* _CHALLENGE_:
Look through the material below for "diagram". Copy every line that contains it.

* _DATASET EXTRACT_:

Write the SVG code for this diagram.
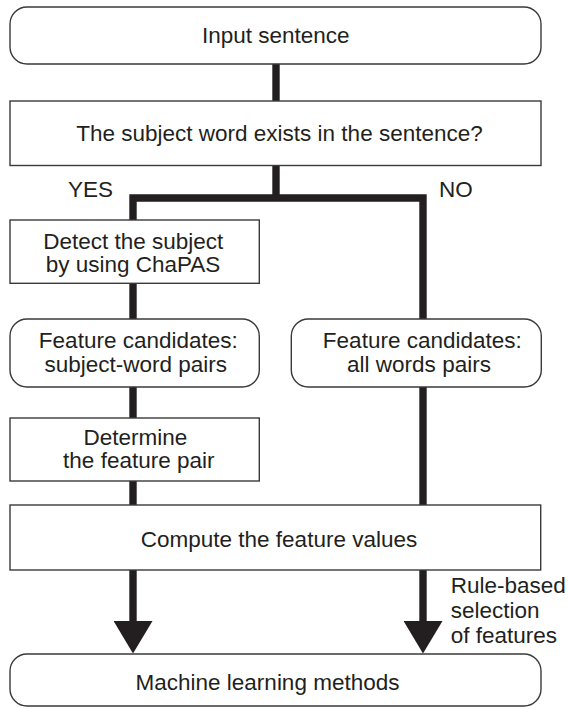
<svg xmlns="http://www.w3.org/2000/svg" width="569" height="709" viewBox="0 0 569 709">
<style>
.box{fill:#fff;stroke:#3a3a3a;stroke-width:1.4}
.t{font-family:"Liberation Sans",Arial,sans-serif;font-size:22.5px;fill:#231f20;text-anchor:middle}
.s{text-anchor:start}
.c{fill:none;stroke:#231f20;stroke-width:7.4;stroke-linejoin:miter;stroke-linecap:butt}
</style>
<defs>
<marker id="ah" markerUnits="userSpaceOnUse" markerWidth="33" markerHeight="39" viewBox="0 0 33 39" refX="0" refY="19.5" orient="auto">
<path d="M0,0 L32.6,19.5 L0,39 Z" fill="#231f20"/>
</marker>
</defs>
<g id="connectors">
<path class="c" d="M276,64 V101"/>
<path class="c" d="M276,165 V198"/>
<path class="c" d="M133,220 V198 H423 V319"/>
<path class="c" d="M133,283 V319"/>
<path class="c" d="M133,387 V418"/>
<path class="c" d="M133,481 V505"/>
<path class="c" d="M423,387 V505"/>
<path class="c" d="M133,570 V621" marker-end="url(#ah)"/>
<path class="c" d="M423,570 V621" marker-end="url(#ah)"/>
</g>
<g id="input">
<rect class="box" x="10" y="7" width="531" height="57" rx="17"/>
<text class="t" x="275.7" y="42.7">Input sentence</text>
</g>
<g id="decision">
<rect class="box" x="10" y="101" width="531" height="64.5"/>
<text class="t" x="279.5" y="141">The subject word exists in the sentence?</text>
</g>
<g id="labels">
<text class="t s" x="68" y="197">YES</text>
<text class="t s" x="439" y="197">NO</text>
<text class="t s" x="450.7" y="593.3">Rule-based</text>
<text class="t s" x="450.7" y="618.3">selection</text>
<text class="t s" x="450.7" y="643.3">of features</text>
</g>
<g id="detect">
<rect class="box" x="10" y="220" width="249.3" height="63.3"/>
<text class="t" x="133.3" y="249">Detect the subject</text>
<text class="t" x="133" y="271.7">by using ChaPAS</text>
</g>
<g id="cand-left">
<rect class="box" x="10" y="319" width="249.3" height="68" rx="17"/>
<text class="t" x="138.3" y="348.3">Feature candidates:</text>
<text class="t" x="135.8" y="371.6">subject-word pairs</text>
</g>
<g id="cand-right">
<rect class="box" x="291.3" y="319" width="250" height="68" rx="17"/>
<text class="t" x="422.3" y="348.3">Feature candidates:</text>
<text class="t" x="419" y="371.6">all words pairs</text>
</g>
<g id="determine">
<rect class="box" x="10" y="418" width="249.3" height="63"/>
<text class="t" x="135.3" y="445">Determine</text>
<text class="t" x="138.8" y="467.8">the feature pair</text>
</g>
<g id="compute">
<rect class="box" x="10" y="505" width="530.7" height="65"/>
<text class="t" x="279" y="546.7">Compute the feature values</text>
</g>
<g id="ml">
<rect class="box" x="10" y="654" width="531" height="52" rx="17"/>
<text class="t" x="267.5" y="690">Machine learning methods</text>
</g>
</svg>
--
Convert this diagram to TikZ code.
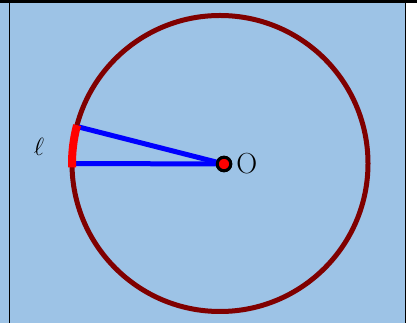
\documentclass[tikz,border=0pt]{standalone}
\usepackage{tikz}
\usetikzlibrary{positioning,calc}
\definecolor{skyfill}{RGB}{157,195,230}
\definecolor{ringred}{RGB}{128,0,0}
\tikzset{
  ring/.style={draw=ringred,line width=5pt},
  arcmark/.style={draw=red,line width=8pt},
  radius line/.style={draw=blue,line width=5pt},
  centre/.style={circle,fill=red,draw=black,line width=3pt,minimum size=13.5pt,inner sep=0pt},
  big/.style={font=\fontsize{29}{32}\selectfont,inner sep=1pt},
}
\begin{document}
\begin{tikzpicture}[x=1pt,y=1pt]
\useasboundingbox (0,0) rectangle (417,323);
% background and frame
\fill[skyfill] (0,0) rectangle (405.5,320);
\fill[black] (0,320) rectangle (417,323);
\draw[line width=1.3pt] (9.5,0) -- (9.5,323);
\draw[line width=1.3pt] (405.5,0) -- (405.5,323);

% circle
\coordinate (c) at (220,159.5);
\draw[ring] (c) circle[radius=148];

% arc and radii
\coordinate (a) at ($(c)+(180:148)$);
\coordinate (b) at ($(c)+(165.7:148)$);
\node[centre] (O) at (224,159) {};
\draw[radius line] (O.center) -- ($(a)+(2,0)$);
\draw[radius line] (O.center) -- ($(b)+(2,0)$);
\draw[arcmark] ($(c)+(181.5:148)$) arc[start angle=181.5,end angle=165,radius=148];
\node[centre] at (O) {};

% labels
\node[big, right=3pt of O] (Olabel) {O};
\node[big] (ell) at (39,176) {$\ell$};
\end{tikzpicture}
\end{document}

* _SOLUTION TO THE EXERCISE_:
Write the SVG code for this diagram.
Convert this diagram to TikZ code.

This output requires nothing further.